» **Data for this task**

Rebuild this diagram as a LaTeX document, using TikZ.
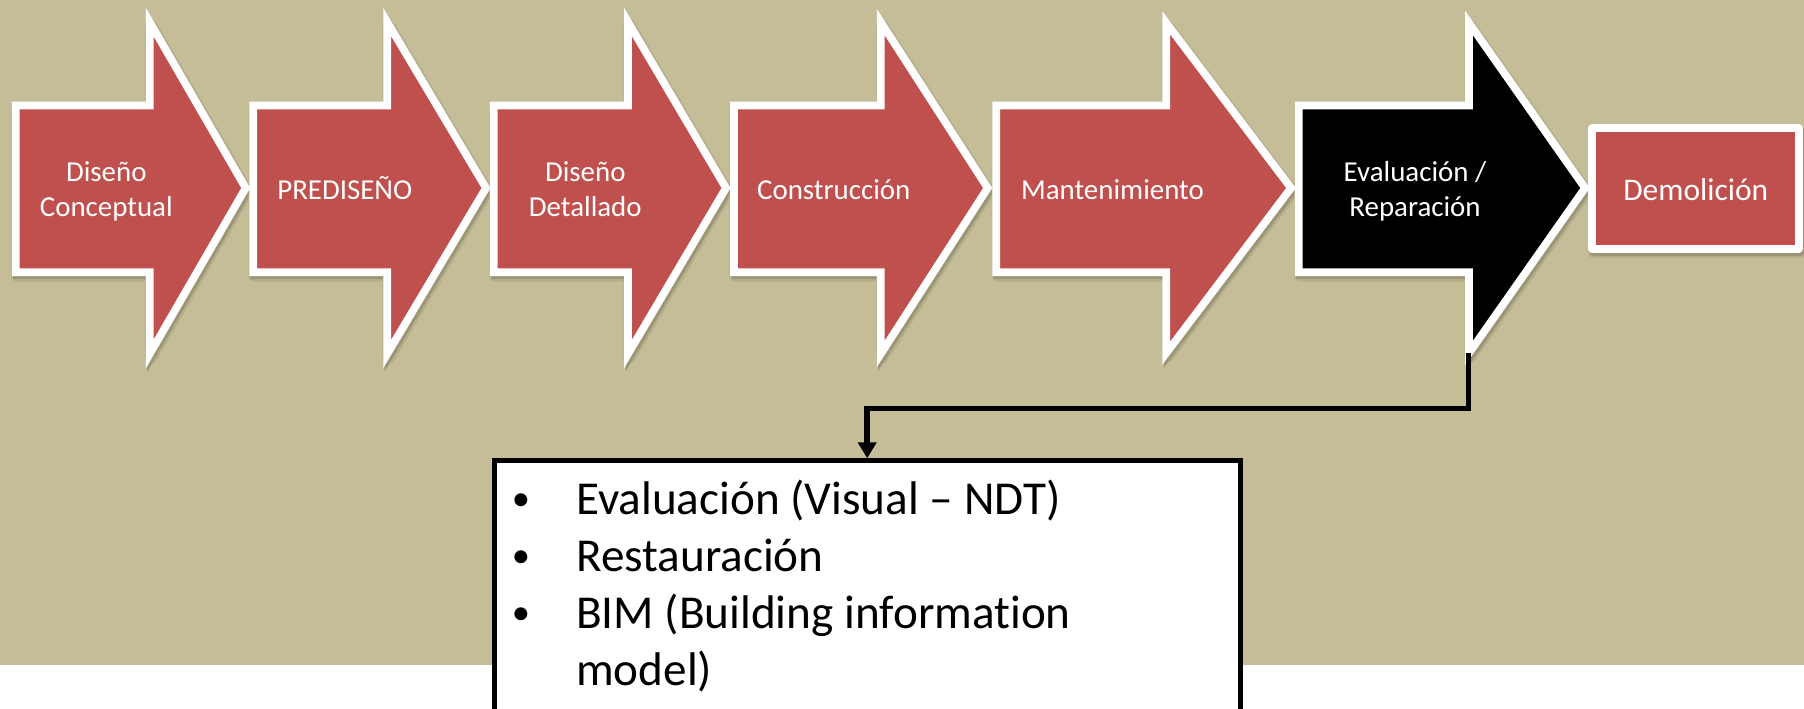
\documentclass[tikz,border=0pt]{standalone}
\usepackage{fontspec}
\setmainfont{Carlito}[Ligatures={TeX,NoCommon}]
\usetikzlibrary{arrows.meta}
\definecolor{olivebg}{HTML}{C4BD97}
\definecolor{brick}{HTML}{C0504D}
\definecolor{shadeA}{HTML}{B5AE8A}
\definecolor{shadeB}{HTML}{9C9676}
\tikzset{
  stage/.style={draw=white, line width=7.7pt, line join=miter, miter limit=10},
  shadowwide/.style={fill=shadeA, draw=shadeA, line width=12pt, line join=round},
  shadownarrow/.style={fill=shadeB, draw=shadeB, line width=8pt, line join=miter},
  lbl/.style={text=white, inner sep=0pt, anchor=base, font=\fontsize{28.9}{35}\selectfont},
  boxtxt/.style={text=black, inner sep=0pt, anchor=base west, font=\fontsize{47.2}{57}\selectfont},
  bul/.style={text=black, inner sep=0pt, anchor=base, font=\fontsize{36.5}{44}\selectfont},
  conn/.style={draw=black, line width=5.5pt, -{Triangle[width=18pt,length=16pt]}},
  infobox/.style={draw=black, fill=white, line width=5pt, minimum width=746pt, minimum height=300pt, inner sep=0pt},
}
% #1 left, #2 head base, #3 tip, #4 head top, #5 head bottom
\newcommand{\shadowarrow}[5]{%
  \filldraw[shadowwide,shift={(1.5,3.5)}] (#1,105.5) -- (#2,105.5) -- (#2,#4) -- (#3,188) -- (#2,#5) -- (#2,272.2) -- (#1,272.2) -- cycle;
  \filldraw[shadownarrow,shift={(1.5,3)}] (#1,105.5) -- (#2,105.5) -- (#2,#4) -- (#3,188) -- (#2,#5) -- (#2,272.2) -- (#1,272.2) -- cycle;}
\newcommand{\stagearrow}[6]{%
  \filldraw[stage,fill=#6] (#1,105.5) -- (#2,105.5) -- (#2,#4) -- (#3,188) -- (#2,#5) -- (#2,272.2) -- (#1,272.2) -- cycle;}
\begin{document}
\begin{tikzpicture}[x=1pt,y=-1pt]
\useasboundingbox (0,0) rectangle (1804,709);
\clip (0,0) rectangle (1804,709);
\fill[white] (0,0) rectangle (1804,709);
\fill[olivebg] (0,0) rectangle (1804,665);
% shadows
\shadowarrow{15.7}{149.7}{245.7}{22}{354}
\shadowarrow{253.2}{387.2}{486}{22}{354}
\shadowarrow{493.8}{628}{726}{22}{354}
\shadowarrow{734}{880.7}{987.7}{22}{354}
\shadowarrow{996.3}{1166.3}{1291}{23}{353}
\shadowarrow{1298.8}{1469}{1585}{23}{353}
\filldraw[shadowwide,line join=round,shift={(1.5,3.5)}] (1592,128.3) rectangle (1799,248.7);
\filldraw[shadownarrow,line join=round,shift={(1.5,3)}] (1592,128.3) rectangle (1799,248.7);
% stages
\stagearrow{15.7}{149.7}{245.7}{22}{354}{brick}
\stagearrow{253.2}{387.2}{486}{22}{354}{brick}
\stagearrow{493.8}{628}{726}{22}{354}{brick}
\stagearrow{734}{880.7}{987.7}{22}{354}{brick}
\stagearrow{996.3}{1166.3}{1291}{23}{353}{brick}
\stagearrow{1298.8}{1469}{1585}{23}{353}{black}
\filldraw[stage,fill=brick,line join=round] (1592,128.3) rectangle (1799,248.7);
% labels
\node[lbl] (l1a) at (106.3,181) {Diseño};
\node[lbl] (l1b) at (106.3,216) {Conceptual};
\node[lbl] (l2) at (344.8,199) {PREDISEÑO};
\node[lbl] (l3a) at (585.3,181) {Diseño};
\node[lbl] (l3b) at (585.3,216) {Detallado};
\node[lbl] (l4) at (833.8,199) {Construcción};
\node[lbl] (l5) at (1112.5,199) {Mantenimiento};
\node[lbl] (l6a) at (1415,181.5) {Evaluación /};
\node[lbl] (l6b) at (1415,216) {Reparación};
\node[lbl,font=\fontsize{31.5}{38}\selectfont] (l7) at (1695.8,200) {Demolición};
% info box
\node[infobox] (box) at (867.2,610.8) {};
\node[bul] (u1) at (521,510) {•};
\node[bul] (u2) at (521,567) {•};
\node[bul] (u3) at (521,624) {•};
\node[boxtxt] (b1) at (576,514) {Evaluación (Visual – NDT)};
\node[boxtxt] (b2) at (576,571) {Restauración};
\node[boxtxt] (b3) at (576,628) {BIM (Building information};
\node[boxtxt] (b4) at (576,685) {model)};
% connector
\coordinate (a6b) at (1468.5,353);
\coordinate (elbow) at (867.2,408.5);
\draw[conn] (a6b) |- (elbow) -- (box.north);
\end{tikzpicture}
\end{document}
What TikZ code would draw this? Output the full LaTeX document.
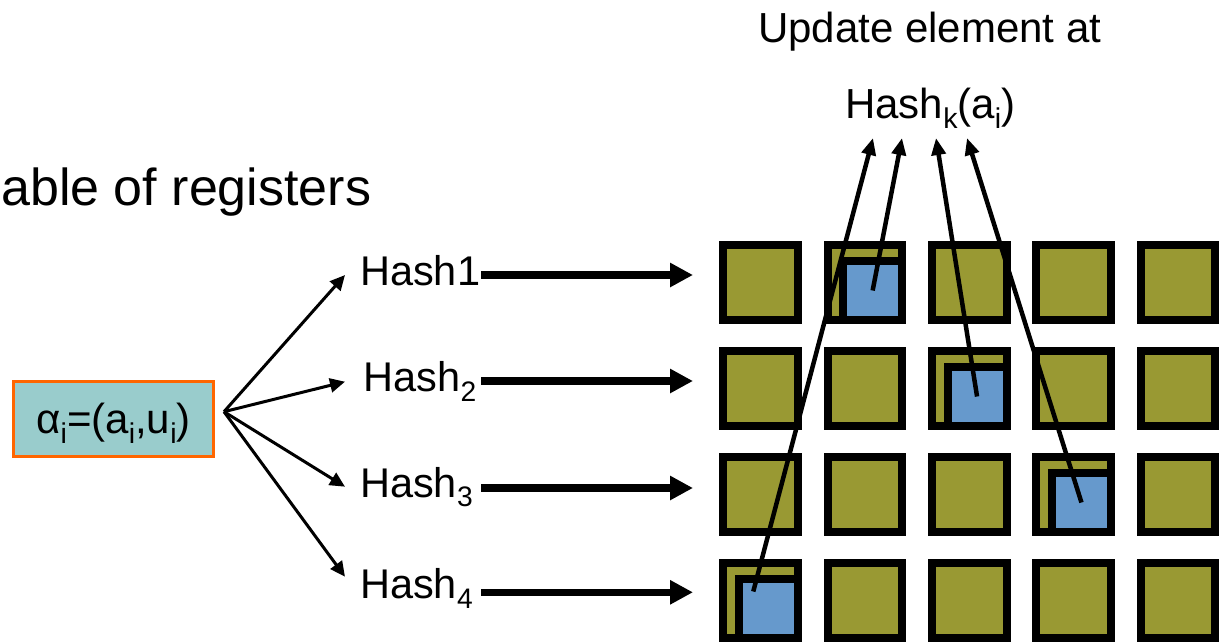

» **To be done**
Without the pictures, output the full listing exactly as it stands.

» **Answer to this problem**
Rebuild this diagram as a LaTeX document, using TikZ.
\documentclass[tikz,border=0pt]{standalone}
\usepackage{fontspec}
\setmainfont{Carlito}[Ligatures={TeX,NoCommon}]
\usetikzlibrary{arrows.meta}
\definecolor{olivebg}{HTML}{C4BD97}
\definecolor{brick}{HTML}{C0504D}
\definecolor{shadeA}{HTML}{B5AE8A}
\definecolor{shadeB}{HTML}{9C9676}
\tikzset{
  stage/.style={draw=white, line width=7.7pt, line join=miter, miter limit=10},
  shadowwide/.style={fill=shadeA, draw=shadeA, line width=12pt, line join=round},
  shadownarrow/.style={fill=shadeB, draw=shadeB, line width=8pt, line join=miter},
  lbl/.style={text=white, inner sep=0pt, anchor=base, font=\fontsize{28.9}{35}\selectfont},
  boxtxt/.style={text=black, inner sep=0pt, anchor=base west, font=\fontsize{47.2}{57}\selectfont},
  bul/.style={text=black, inner sep=0pt, anchor=base, font=\fontsize{36.5}{44}\selectfont},
  conn/.style={draw=black, line width=5.5pt, -{Triangle[width=18pt,length=16pt]}},
  infobox/.style={draw=black, fill=white, line width=5pt, minimum width=746pt, minimum height=300pt, inner sep=0pt},
}
% #1 left, #2 head base, #3 tip, #4 head top, #5 head bottom
\newcommand{\shadowarrow}[5]{%
  \filldraw[shadowwide,shift={(1.5,3.5)}] (#1,105.5) -- (#2,105.5) -- (#2,#4) -- (#3,188) -- (#2,#5) -- (#2,272.2) -- (#1,272.2) -- cycle;
  \filldraw[shadownarrow,shift={(1.5,3)}] (#1,105.5) -- (#2,105.5) -- (#2,#4) -- (#3,188) -- (#2,#5) -- (#2,272.2) -- (#1,272.2) -- cycle;}
\newcommand{\stagearrow}[6]{%
  \filldraw[stage,fill=#6] (#1,105.5) -- (#2,105.5) -- (#2,#4) -- (#3,188) -- (#2,#5) -- (#2,272.2) -- (#1,272.2) -- cycle;}
\begin{document}
\begin{tikzpicture}[x=1pt,y=-1pt]
\useasboundingbox (0,0) rectangle (1804,709);
\clip (0,0) rectangle (1804,709);
\fill[white] (0,0) rectangle (1804,709);
\fill[olivebg] (0,0) rectangle (1804,665);
% shadows
\shadowarrow{15.7}{149.7}{245.7}{22}{354}
\shadowarrow{253.2}{387.2}{486}{22}{354}
\shadowarrow{493.8}{628}{726}{22}{354}
\shadowarrow{734}{880.7}{987.7}{22}{354}
\shadowarrow{996.3}{1166.3}{1291}{23}{353}
\shadowarrow{1298.8}{1469}{1585}{23}{353}
\filldraw[shadowwide,line join=round,shift={(1.5,3.5)}] (1592,128.3) rectangle (1799,248.7);
\filldraw[shadownarrow,line join=round,shift={(1.5,3)}] (1592,128.3) rectangle (1799,248.7);
% stages
\stagearrow{15.7}{149.7}{245.7}{22}{354}{brick}
\stagearrow{253.2}{387.2}{486}{22}{354}{brick}
\stagearrow{493.8}{628}{726}{22}{354}{brick}
\stagearrow{734}{880.7}{987.7}{22}{354}{brick}
\stagearrow{996.3}{1166.3}{1291}{23}{353}{brick}
\stagearrow{1298.8}{1469}{1585}{23}{353}{black}
\filldraw[stage,fill=brick,line join=round] (1592,128.3) rectangle (1799,248.7);
% labels
\node[lbl] (l1a) at (106.3,181) {Diseño};
\node[lbl] (l1b) at (106.3,216) {Conceptual};
\node[lbl] (l2) at (344.8,199) {PREDISEÑO};
\node[lbl] (l3a) at (585.3,181) {Diseño};
\node[lbl] (l3b) at (585.3,216) {Detallado};
\node[lbl] (l4) at (833.8,199) {Construcción};
\node[lbl] (l5) at (1112.5,199) {Mantenimiento};
\node[lbl] (l6a) at (1415,181.5) {Evaluación /};
\node[lbl] (l6b) at (1415,216) {Reparación};
\node[lbl,font=\fontsize{31.5}{38}\selectfont] (l7) at (1695.8,200) {Demolición};
% info box
\node[infobox] (box) at (867.2,610.8) {};
\node[bul] (u1) at (521,510) {•};
\node[bul] (u2) at (521,567) {•};
\node[bul] (u3) at (521,624) {•};
\node[boxtxt] (b1) at (576,514) {Evaluación (Visual – NDT)};
\node[boxtxt] (b2) at (576,571) {Restauración};
\node[boxtxt] (b3) at (576,628) {BIM (Building information};
\node[boxtxt] (b4) at (576,685) {model)};
% connector
\coordinate (a6b) at (1468.5,353);
\coordinate (elbow) at (867.2,408.5);
\draw[conn] (a6b) |- (elbow) -- (box.north);
\end{tikzpicture}
\end{document}
What TikZ code would draw this? Output the full LaTeX document.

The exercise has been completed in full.